======== LISTING ========
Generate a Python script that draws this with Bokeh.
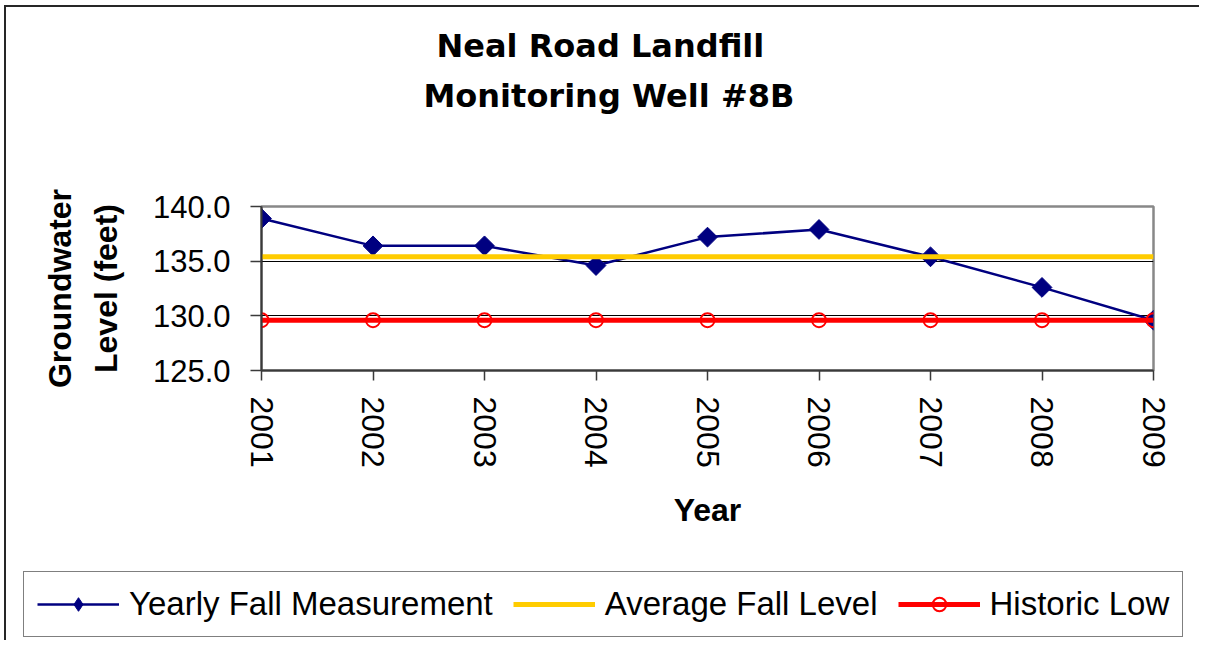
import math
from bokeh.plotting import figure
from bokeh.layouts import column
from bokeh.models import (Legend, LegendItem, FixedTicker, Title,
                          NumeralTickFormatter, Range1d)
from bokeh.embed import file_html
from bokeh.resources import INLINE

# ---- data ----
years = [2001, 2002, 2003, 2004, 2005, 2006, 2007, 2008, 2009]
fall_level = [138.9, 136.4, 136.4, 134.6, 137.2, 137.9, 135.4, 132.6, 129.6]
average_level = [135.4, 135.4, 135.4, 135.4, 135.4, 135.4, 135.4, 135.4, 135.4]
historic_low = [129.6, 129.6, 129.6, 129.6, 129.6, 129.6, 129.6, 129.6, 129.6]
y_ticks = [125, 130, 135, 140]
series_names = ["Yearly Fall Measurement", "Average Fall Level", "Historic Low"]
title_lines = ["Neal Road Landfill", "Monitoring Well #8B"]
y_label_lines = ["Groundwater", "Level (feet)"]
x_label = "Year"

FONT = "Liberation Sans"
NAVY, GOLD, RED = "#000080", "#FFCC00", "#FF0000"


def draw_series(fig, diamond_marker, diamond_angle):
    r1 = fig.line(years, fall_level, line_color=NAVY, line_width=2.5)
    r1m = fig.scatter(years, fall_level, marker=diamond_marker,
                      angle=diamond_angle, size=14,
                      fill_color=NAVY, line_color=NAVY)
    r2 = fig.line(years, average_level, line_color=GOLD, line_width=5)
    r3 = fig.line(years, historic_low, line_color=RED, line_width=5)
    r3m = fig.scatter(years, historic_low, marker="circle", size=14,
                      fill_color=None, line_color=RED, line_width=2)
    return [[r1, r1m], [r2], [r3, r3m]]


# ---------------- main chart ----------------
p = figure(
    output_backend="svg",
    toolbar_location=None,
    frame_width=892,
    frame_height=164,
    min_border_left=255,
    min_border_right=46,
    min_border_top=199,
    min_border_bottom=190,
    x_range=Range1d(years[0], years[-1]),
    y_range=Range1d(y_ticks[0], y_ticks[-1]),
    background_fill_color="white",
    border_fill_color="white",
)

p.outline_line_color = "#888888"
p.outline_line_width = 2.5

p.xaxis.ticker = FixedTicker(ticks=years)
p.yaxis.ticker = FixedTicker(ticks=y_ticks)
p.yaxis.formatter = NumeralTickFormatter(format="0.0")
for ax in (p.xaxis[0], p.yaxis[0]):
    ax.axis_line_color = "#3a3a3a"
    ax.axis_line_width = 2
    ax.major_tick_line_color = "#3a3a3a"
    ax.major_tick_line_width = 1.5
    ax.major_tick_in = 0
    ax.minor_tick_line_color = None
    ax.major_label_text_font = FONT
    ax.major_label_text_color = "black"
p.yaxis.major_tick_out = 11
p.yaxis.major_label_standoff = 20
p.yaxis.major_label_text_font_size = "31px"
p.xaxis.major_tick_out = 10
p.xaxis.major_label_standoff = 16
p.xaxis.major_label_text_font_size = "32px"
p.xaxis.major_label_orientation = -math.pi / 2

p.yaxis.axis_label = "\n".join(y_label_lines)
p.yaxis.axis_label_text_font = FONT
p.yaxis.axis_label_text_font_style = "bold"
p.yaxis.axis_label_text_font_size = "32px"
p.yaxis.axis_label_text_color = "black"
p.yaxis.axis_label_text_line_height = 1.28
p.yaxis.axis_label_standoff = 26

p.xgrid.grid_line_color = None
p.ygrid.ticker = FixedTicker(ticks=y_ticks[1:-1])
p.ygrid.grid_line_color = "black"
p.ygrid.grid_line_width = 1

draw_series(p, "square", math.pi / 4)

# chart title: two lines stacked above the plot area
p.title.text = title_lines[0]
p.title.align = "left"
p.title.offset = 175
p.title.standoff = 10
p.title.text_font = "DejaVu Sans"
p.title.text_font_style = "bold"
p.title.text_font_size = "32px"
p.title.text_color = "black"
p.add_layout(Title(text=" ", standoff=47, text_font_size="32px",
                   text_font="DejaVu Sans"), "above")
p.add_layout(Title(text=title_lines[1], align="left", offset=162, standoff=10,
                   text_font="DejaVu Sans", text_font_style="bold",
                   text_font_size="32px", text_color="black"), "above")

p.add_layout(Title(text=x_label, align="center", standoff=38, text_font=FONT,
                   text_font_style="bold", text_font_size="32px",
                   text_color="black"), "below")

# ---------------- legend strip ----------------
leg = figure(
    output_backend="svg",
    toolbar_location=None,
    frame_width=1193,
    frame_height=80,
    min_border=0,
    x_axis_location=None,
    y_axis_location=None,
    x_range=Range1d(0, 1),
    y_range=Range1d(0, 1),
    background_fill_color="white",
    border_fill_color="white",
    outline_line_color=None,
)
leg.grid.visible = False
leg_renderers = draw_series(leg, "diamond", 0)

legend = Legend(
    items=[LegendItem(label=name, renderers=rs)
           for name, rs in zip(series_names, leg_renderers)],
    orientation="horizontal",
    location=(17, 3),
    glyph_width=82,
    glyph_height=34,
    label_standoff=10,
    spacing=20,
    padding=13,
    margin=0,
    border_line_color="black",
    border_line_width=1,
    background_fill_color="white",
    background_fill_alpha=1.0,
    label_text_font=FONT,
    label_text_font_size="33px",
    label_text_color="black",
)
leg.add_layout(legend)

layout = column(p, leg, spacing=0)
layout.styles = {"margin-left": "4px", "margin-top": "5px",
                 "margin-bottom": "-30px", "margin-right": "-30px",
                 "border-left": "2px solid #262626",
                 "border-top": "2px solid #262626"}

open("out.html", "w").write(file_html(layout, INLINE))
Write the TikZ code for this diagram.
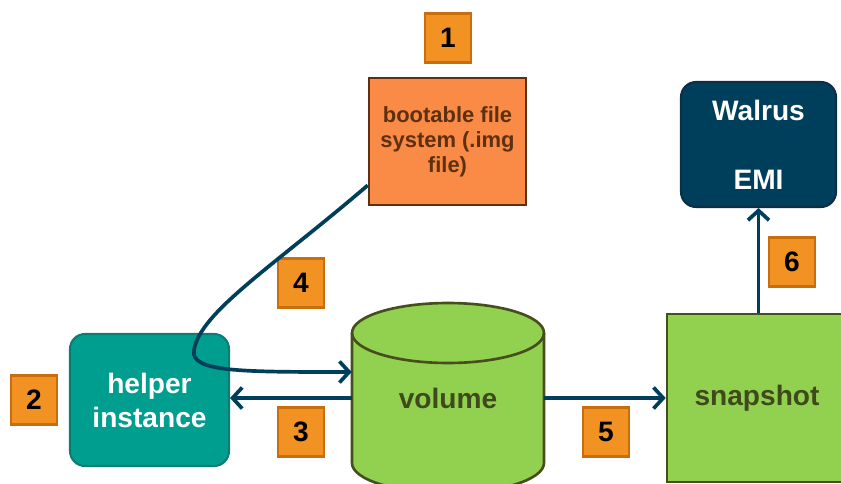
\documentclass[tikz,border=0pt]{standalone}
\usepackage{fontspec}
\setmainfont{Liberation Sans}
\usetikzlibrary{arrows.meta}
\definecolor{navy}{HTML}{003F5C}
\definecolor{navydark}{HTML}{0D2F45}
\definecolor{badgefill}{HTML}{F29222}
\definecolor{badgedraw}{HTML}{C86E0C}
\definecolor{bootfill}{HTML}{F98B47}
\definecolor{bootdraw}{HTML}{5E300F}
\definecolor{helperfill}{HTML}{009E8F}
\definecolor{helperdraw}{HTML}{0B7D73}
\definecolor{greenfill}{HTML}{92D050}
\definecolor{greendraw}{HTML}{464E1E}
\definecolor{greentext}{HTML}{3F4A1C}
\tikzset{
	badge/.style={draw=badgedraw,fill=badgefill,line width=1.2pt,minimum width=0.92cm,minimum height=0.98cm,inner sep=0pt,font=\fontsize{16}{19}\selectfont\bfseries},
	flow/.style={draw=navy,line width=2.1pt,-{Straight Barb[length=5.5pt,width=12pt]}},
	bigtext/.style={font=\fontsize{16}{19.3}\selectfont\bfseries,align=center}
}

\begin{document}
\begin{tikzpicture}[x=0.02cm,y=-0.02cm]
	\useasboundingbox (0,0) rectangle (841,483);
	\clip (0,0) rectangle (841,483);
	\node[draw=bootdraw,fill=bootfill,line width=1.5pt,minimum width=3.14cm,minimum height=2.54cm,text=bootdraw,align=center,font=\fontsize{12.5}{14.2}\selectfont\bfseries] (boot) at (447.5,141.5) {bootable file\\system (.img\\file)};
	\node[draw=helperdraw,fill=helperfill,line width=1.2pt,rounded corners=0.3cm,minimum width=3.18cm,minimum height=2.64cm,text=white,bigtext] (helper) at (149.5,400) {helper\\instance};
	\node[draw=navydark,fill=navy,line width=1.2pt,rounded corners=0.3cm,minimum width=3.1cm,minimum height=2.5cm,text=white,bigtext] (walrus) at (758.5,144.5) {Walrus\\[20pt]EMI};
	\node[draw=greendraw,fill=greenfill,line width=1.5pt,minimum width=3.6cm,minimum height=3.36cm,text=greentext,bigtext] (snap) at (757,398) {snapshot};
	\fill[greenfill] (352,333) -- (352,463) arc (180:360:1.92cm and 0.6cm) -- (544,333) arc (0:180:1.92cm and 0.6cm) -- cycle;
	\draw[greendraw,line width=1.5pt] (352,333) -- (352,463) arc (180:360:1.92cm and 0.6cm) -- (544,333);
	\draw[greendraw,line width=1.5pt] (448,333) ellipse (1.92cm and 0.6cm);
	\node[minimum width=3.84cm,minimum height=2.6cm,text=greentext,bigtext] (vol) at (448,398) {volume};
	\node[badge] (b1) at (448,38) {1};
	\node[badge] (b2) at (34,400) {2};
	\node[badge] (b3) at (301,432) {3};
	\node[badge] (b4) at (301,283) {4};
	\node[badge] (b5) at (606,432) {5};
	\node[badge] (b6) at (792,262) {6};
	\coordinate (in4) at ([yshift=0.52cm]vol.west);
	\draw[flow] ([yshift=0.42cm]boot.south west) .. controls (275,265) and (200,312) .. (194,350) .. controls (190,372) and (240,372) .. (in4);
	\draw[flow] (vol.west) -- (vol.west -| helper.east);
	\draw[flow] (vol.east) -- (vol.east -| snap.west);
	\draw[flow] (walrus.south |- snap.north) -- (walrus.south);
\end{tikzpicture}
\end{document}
========
# TASK
Without the pictures, repeat the entries above line by line, from the first through the one that contains "return [[r1, r1m], [r2], [r3, r3m]]", both ends included.

# FINAL RESULT
Generate a Python script that draws this with Bokeh.
import math
from bokeh.plotting import figure
from bokeh.layouts import column
from bokeh.models import (Legend, LegendItem, FixedTicker, Title,
                          NumeralTickFormatter, Range1d)
from bokeh.embed import file_html
from bokeh.resources import INLINE

# ---- data ----
years = [2001, 2002, 2003, 2004, 2005, 2006, 2007, 2008, 2009]
fall_level = [138.9, 136.4, 136.4, 134.6, 137.2, 137.9, 135.4, 132.6, 129.6]
average_level = [135.4, 135.4, 135.4, 135.4, 135.4, 135.4, 135.4, 135.4, 135.4]
historic_low = [129.6, 129.6, 129.6, 129.6, 129.6, 129.6, 129.6, 129.6, 129.6]
y_ticks = [125, 130, 135, 140]
series_names = ["Yearly Fall Measurement", "Average Fall Level", "Historic Low"]
title_lines = ["Neal Road Landfill", "Monitoring Well #8B"]
y_label_lines = ["Groundwater", "Level (feet)"]
x_label = "Year"

FONT = "Liberation Sans"
NAVY, GOLD, RED = "#000080", "#FFCC00", "#FF0000"


def draw_series(fig, diamond_marker, diamond_angle):
    r1 = fig.line(years, fall_level, line_color=NAVY, line_width=2.5)
    r1m = fig.scatter(years, fall_level, marker=diamond_marker,
                      angle=diamond_angle, size=14,
                      fill_color=NAVY, line_color=NAVY)
    r2 = fig.line(years, average_level, line_color=GOLD, line_width=5)
    r3 = fig.line(years, historic_low, line_color=RED, line_width=5)
    r3m = fig.scatter(years, historic_low, marker="circle", size=14,
                      fill_color=None, line_color=RED, line_width=2)
    return [[r1, r1m], [r2], [r3, r3m]]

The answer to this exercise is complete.